> [Challenge]: Copy out exactly the lines spanning the line with "Write a LaTeX" to the line with "(0,0) rectangle (1848,1120);", inclusive, from the data underneath, with no pictures.

> [Recorded data]:
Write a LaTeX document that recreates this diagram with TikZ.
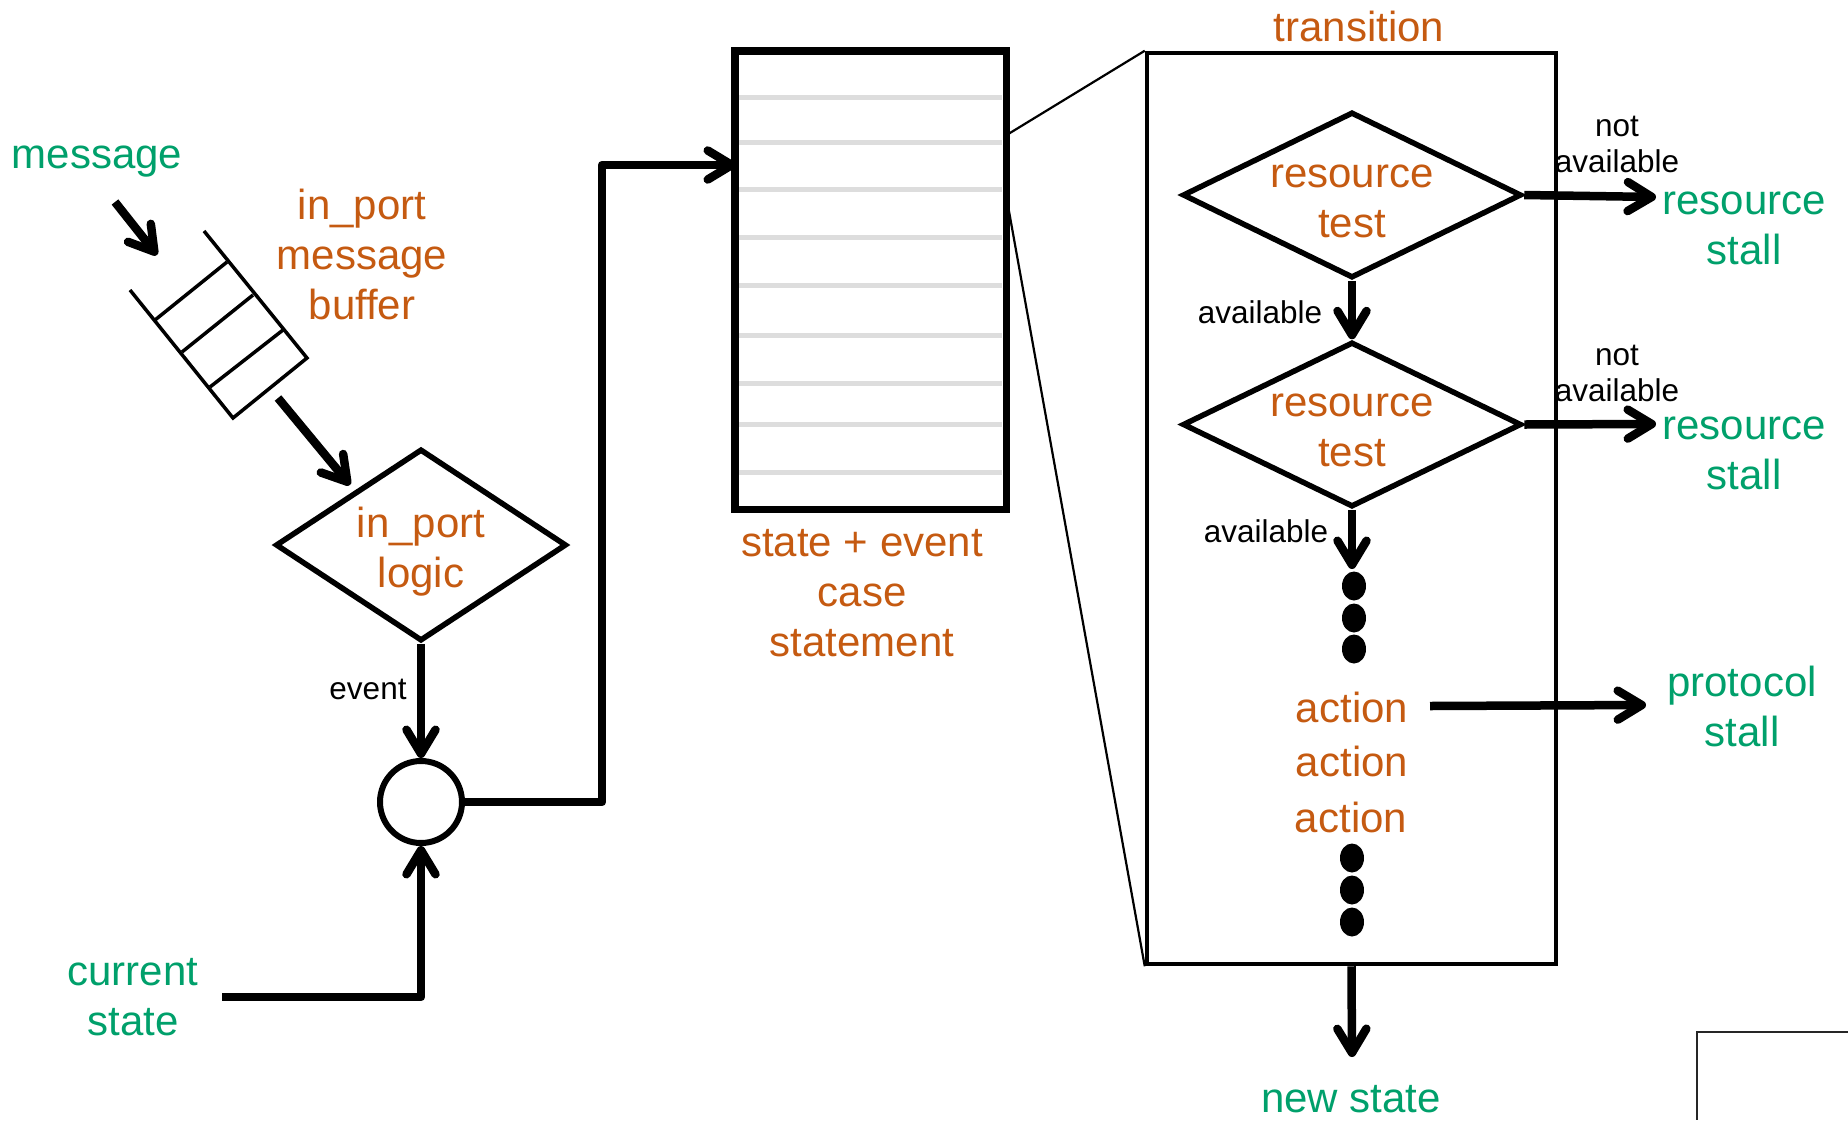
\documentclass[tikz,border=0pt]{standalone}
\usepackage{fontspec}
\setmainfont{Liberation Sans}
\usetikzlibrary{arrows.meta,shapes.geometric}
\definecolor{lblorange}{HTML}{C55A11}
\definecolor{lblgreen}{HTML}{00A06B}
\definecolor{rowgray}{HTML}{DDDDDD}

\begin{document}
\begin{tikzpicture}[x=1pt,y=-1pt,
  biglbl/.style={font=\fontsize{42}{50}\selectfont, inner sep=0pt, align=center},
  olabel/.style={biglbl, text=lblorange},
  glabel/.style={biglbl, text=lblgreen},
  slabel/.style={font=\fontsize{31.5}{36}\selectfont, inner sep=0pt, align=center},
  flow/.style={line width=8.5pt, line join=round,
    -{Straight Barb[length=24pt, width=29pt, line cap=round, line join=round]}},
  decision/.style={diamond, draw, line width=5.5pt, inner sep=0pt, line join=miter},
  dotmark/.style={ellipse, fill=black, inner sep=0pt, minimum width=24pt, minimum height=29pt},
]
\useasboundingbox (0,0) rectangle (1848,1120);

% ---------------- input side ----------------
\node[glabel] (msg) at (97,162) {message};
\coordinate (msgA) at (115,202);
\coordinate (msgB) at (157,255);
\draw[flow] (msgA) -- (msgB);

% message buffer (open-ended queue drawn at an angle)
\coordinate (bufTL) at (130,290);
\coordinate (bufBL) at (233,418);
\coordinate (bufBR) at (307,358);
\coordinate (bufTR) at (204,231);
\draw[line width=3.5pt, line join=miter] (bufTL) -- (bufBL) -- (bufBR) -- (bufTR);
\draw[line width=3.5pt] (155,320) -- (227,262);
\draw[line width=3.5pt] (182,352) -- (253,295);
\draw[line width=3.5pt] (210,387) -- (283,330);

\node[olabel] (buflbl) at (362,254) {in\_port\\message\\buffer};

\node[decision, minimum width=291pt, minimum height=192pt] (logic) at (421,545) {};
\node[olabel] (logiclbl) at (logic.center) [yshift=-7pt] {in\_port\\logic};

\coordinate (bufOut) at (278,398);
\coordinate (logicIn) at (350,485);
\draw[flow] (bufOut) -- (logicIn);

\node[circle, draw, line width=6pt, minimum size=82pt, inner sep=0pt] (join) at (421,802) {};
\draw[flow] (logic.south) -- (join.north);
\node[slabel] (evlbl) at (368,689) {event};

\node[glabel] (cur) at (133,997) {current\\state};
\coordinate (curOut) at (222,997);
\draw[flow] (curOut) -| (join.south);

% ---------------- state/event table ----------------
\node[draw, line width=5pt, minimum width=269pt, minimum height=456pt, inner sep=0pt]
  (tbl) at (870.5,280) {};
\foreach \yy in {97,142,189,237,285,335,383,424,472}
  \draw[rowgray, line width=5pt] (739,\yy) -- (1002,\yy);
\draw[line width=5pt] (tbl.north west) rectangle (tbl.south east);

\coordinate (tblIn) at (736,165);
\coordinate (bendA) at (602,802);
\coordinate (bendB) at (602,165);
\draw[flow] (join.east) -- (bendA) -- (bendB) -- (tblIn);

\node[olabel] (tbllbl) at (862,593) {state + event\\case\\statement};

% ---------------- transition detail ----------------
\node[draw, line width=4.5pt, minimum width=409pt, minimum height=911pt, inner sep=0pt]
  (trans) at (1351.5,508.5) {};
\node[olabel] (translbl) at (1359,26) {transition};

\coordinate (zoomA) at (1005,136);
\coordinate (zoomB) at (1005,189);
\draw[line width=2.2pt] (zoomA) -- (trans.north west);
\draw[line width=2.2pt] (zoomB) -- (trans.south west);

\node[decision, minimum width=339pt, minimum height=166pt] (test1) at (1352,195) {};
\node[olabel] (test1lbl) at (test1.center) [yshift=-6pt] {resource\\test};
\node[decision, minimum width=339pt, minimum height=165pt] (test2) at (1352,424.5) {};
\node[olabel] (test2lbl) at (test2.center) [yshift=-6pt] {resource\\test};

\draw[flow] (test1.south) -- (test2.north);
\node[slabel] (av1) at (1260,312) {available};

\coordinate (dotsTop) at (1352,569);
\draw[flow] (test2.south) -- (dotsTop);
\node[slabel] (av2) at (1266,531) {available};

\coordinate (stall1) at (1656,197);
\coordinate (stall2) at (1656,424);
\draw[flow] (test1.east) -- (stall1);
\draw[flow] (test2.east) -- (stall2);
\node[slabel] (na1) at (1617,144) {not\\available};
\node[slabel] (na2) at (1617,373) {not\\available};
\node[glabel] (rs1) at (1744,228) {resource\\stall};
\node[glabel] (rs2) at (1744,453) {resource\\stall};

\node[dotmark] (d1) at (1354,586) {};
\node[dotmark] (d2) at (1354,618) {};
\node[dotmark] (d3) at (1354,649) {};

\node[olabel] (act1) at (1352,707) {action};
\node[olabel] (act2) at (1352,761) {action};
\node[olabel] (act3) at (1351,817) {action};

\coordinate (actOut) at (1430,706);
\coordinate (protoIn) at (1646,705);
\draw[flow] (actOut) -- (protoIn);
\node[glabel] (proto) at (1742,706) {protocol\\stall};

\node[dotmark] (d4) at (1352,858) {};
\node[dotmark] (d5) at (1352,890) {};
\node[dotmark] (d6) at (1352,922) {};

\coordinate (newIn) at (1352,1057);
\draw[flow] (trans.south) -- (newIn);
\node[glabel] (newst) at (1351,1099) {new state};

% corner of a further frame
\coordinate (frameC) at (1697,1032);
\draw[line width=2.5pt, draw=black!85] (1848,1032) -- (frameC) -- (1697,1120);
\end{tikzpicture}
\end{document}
--
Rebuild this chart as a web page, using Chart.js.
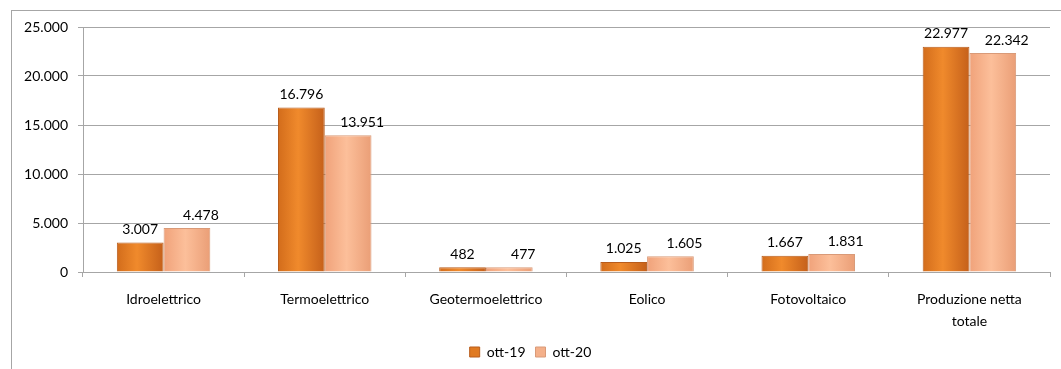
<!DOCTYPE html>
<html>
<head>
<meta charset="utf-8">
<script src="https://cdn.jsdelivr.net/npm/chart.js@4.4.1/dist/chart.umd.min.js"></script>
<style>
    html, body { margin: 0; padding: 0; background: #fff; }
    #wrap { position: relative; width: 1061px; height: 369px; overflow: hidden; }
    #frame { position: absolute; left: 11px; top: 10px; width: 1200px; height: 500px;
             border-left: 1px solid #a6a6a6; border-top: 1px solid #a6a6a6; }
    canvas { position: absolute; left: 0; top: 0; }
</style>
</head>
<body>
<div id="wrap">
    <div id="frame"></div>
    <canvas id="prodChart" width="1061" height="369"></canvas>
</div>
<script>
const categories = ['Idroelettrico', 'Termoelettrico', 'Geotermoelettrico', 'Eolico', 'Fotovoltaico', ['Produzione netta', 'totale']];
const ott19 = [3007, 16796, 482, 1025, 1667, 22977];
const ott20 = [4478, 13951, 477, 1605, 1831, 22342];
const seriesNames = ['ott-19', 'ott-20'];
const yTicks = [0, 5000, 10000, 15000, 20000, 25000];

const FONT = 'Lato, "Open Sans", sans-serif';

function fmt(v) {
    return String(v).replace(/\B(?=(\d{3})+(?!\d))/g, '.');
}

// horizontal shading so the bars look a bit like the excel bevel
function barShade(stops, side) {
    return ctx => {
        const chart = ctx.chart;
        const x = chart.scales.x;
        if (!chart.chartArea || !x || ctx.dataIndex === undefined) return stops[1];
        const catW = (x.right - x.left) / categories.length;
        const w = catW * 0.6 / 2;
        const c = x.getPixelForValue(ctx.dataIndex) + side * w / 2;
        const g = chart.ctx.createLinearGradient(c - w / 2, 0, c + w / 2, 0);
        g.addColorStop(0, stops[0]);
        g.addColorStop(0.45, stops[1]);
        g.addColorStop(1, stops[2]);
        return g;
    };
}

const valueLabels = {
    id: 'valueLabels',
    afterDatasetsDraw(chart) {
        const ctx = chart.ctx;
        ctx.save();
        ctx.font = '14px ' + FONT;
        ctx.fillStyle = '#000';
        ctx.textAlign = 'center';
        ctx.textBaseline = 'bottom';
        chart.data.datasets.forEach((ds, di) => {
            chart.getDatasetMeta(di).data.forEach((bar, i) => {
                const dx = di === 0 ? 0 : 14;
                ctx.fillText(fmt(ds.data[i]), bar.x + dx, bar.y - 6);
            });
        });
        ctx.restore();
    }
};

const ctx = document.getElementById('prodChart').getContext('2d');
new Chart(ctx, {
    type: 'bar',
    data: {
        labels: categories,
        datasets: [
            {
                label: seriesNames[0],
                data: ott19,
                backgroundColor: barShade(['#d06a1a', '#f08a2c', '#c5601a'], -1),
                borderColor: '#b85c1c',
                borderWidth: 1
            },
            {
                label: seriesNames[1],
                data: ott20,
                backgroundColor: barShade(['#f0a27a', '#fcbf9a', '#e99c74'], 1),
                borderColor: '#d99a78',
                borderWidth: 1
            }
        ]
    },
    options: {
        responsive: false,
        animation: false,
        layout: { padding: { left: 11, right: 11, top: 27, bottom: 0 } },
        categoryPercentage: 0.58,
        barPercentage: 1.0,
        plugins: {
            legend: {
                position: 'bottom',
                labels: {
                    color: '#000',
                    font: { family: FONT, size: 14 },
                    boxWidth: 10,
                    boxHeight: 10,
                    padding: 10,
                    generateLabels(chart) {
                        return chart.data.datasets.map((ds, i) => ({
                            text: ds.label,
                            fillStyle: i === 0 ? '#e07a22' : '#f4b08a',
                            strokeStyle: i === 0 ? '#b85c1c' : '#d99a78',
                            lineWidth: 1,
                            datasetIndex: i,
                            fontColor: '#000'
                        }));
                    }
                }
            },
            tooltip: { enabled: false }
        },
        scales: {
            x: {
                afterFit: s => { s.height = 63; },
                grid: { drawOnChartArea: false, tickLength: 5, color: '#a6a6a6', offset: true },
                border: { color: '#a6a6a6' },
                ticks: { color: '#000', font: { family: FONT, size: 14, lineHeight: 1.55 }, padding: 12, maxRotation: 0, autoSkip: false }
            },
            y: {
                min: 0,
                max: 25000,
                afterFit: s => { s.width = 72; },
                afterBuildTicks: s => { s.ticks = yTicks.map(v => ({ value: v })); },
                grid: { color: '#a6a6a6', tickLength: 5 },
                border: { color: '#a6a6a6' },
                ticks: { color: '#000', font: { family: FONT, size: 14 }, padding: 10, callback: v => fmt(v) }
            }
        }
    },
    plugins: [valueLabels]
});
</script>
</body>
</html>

> [Right answer]:
Write a LaTeX document that recreates this diagram with TikZ.
\documentclass[tikz,border=0pt]{standalone}
\usepackage{fontspec}
\setmainfont{Liberation Sans}
\usetikzlibrary{arrows.meta,shapes.geometric}
\definecolor{lblorange}{HTML}{C55A11}
\definecolor{lblgreen}{HTML}{00A06B}
\definecolor{rowgray}{HTML}{DDDDDD}

\begin{document}
\begin{tikzpicture}[x=1pt,y=-1pt,
  biglbl/.style={font=\fontsize{42}{50}\selectfont, inner sep=0pt, align=center},
  olabel/.style={biglbl, text=lblorange},
  glabel/.style={biglbl, text=lblgreen},
  slabel/.style={font=\fontsize{31.5}{36}\selectfont, inner sep=0pt, align=center},
  flow/.style={line width=8.5pt, line join=round,
    -{Straight Barb[length=24pt, width=29pt, line cap=round, line join=round]}},
  decision/.style={diamond, draw, line width=5.5pt, inner sep=0pt, line join=miter},
  dotmark/.style={ellipse, fill=black, inner sep=0pt, minimum width=24pt, minimum height=29pt},
]
\useasboundingbox (0,0) rectangle (1848,1120);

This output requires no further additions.